Problem statement :: For the listing below, give the number of lines in which "chart" occurs. Add nothing.

▼

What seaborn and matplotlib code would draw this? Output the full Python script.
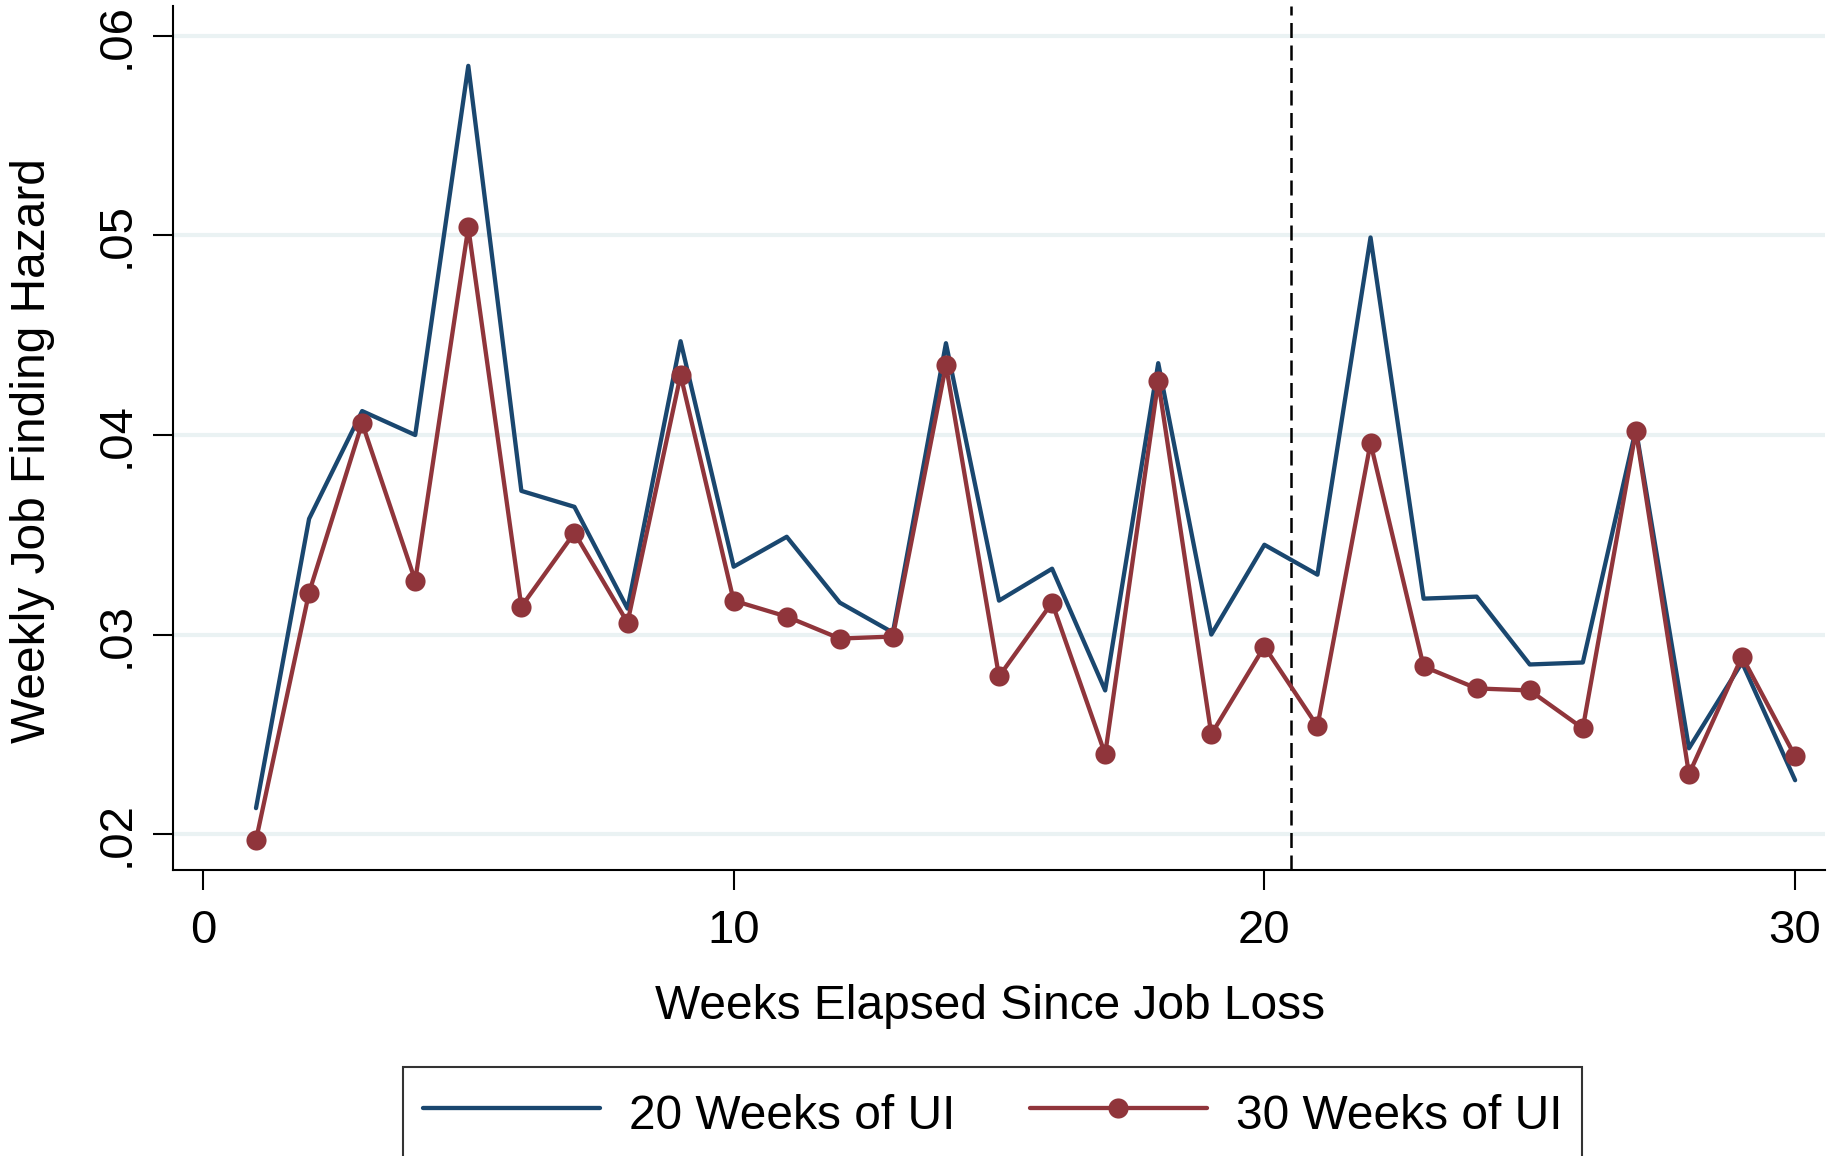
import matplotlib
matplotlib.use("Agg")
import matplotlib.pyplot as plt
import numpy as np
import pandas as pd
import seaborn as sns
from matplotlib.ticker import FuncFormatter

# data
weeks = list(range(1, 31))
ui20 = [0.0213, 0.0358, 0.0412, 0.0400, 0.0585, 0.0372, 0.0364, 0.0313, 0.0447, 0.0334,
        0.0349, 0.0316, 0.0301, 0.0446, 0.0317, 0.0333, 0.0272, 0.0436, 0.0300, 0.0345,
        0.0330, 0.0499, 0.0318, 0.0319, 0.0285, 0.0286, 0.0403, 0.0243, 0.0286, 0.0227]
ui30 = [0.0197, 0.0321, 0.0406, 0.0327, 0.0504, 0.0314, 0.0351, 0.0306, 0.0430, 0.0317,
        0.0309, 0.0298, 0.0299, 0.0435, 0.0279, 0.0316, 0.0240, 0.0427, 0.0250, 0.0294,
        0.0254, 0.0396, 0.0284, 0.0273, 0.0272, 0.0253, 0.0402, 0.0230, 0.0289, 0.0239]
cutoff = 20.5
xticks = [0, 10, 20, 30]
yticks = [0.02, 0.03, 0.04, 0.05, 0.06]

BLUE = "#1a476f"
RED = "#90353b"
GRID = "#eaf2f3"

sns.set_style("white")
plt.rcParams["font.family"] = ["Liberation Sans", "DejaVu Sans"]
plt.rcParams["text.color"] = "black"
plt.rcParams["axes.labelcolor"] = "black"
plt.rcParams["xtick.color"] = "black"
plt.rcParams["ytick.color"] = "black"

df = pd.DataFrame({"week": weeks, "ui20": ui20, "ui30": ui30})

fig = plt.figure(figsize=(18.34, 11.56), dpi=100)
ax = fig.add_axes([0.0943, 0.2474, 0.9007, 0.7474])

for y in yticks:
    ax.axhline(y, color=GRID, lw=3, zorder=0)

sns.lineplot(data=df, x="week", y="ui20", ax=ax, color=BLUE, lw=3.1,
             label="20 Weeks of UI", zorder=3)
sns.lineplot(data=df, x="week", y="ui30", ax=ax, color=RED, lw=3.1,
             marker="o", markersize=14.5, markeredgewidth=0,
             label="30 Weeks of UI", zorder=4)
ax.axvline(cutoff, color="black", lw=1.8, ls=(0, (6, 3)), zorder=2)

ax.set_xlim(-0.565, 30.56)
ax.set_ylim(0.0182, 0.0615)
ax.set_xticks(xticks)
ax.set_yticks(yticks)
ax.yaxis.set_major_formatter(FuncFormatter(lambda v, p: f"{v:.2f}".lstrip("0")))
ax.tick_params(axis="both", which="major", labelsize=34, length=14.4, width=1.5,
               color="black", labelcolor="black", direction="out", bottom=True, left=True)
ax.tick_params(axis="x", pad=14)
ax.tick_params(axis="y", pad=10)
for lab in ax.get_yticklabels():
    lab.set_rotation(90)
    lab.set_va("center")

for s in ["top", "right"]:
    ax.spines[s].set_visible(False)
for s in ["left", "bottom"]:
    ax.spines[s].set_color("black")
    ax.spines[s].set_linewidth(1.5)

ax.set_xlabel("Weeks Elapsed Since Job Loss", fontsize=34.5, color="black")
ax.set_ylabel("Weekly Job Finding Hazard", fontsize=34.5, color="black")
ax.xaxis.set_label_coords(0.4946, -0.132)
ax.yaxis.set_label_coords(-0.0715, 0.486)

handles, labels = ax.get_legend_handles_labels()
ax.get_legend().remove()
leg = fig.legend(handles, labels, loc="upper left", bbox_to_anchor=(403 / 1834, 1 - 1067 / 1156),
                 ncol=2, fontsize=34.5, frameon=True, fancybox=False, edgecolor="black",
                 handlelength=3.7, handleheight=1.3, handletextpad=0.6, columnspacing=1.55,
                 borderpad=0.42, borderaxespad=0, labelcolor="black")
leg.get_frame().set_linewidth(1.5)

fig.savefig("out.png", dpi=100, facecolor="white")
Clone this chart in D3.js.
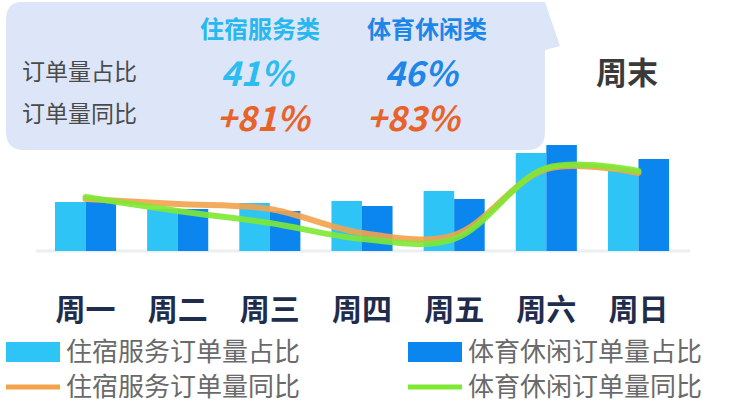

▲

Expected answer :: 1